PENN STATE (US) — Some areas of soil in the state of Pennsylvania contain 14,000 parts per million of manganese—more than 17 times as much as in the surrounding bedrock.

Pennsylvania’s history in the iron industry has left the soil saturated with manganese—toxic to trees, especially sugar maples, and other vegetation.

Research which quantifed the amounts was part of work done at the Shale Hills Critical zone Observatory.

“Our group’s focus was to study the soil chemistry,” says Elizabeth M. Herndon, graduate student in geosciences at Penn State.

“We saw excess manganese in the soil and decided that we needed to quantify the manganese and determine where it came from.”

Typically, manganese in soils comes from the disintegration of the bedrock as soil forms.  Bedrock in the studied area is shale and the average amount of manganese in the shale is commonly about 800 parts per million.

Researchers sampled 21 sites along a ridge at Shale Hills.  They took core samples from the surface down to bedrock.  At 20 of the sites they found elevated manganese.  The core samples, which are about 12 inches long, encompass about 7,000 years of soil formation.

“We needed to quantify how much extra manganese there actually was in the samples,” Herndon says. “While soil formation puts manganese into the soil, chemical weathering and physical erosion remove manganese from the soil, so we used a mass balance model to account for these inputs and outputs.”

The researchers found that 53 percent of manganese in ridge soils can be attributed to atmospheric deposition from anthropogenic sources.

Results are reported online in Environmental Science and Technology.

“Because the amount of manganese in the soil was highest near the surface, the added manganese was very likely industrial pollution,” says Herndon.

The area of central Pennsylvania tested was the site of numerous iron furnaces beginning in the late 1700s.  While some furnaces stayed in operation into the 20th century, most were abandoned by the 1860s.  The legacy of the ores and fuels they burned remained behind in the soil.

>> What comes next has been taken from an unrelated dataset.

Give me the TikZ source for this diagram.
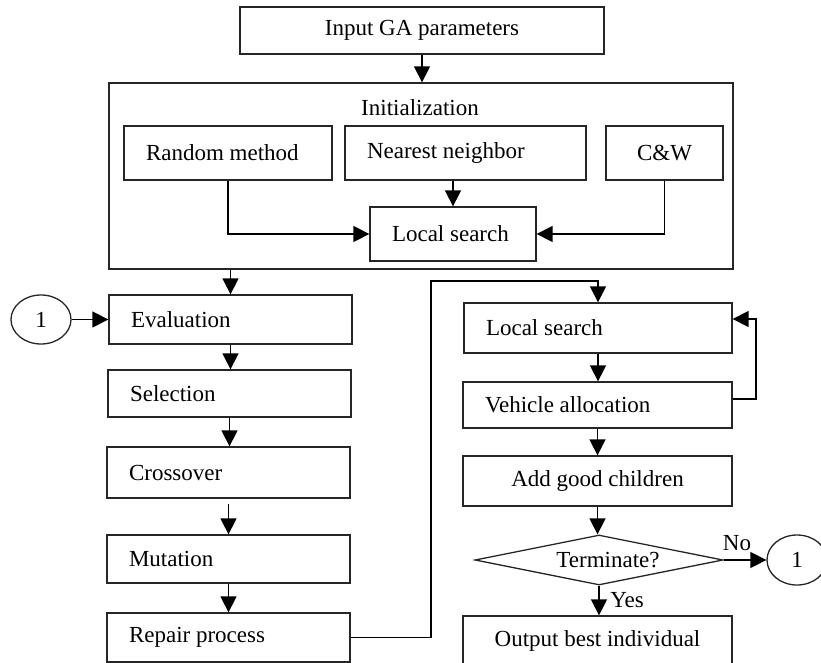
\documentclass[tikz,border=0pt]{standalone}
\usepackage{fontspec}
\setmainfont{Liberation Serif}
\usetikzlibrary{arrows.meta,shapes.geometric}
\begin{document}
\begin{tikzpicture}[x=1pt,y=-1pt,
  every node/.style={font=\fontsize{23}{27}\selectfont},
  box/.style={draw=black!85, line width=1.3pt, inner ysep=0pt, inner xsep=0pt},
  lbox/.style={box, align=flush left, inner xsep=22pt},
  cbox/.style={box, align=center},
  arr/.style={line width=1.5pt, -{Triangle[length=16pt,width=16pt]}},
  term/.style={draw=black!85, line width=1.3pt, diamond, shape aspect=5, inner sep=0pt},
  conn/.style={draw=black!85, line width=1.3pt, ellipse, inner sep=0pt}]
\useasboundingbox (0,0) rectangle (821,663);

% top: parameters and initialization block
\node[cbox, minimum width=364, minimum height=47] (inp) at (422,30.5) {Input GA parameters};
\node[box, minimum width=624, minimum height=186] (init) at (421,176) {};
\node (inittitle) at (420,108) {Initialization};
\node[lbox, minimum height=54, text width=164pt] (rm) at (228,153) {Random method};
\node[lbox, minimum height=54, text width=197pt] (nn) at (465.5,153) {Nearest neighbor};
\node[cbox, minimum width=117, minimum height=54] (cw) at (664.5,153) {C\&W};
\node[lbox, minimum height=54, text width=122pt] (ls) at (453,234) {Local search};

% left column: GA operators
\node[conn, minimum width=60, minimum height=49] (c1) at (41,319.5) {1};
\node[lbox, minimum height=49, text width=199pt] (eval) at (230.5,319.5) {Evaluation};
\node[lbox, minimum height=47, text width=199pt] (sel) at (229.5,393.5) {Selection};
\node[lbox, minimum height=51, text width=199pt] (cross) at (228.5,472.5) {Crossover};
\node[lbox, minimum height=48, text width=199pt] (mut) at (228.5,559) {Mutation};
\node[lbox, minimum height=49, text width=199pt] (rep) at (228.5,637.5) {Repair process};

% right column: improvement and termination
\node[lbox, minimum height=50, text width=224pt] (ls2) at (598,328) {Local search};
\node[lbox, minimum height=46, text width=225pt] (va) at (597.5,405) {Vehicle allocation};
\node[cbox, minimum width=269, minimum height=50] (agc) at (597.5,481) {Add good children};
\node[term, minimum width=248, minimum height=50] (tm) at (599,560) {\hspace*{18pt}Terminate?};
\node[conn, minimum width=60, minimum height=50] (c2) at (797,560) {1};
\node[cbox, minimum width=269, minimum height=50] (out) at (597.5,641) {Output best individual};
\node (no) at (737,543) {No};
\node (yes) at (627,600) {Yes};

% connectors
\draw[arr] (inp.south) -- (inp.south |- init.north);
\draw[arr] (ls.north |- nn.south) -- (ls.north);
\draw[arr] (rm.south) |- (ls.west);
\draw[arr] (cw.south) |- (ls.east);
\draw[arr] (eval.north |- init.south) -- (eval.north);
\draw[arr] (c1.east) -- (eval.west);
\draw[arr] (eval.south) -- (eval.south |- sel.north);
\draw[arr] (sel.south) -- (sel.south |- cross.north);
\draw[arr, shorten <=5pt] (cross.south) -- (cross.south |- mut.north);
\draw[arr] (mut.south) -- (mut.south |- rep.north);

\coordinate (bend) at (431,281);
\draw[arr] (rep.east) -| (bend) -| (ls2.north);
\draw[arr] (ls2.south) -- (ls2.south |- va.north);
\coordinate (fbx) at (756,360);
\draw[arr] ([yshift=6pt]va.east) -| (fbx) |- ([yshift=9pt]ls2.east);
\draw[arr] (va.south) -- (va.south |- agc.north);
\draw[arr] (agc.south) -- (agc.south |- tm.north);
\draw[arr] (tm.east) -- (c2.west);
\draw[arr] (tm.south) -- (tm.south |- out.north);
\end{tikzpicture}
\end{document}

The researchers knew there was added manganese, they needed to show that the element came from industry.  They looked at a location near a steel mill in Burnham, in Mifflin County and found a similar pattern of manganese concentrations in the soil suggesting that the steel mill was the source of the manganese.

They also examined datasets for soils across the United States and Europe and found that a majority of these soils have excess manganese.  This may indicate that manganese pollution is not just a local phenomenon but could be widespread throughout industrialized areas.

Because manganese is naturally found in soils and is readily taken up and cycled by trees, the researchers looked to see if the pattern of manganese deposition matched that of areas where trees were manipulating the manganese.

In those cases, trees move manganese from deep in the soil creating deficits near the bedrock, but concentrate the manganese nearer the surface.  The manganese pattern did not show a depletion near bedrock and the case for industrial pollution was strengthened.

Manganese is an exceptionally reactive element and is considered toxic if inhaled, but its presence in the soil, where it occurs naturally and is less likely to be inhaled, is not typically a danger to humans.

Trees, however, may be adversely affected.  While sugar maples can be detrimentally affected if they have a manganese deficiency, too much manganese can be toxic especially for saplings.  High levels of manganese can also damage other vegetation and crops.

“Manganese oxides could also change the chemical properties of the soil,” says Herndon.  “Even if the sources of manganese pollution are no longer active, the remnants remain in the soil. I find it interesting that we have to consider the kinds of contamination left over from the past that might impact us today.”

The National Science Foundation supported this work.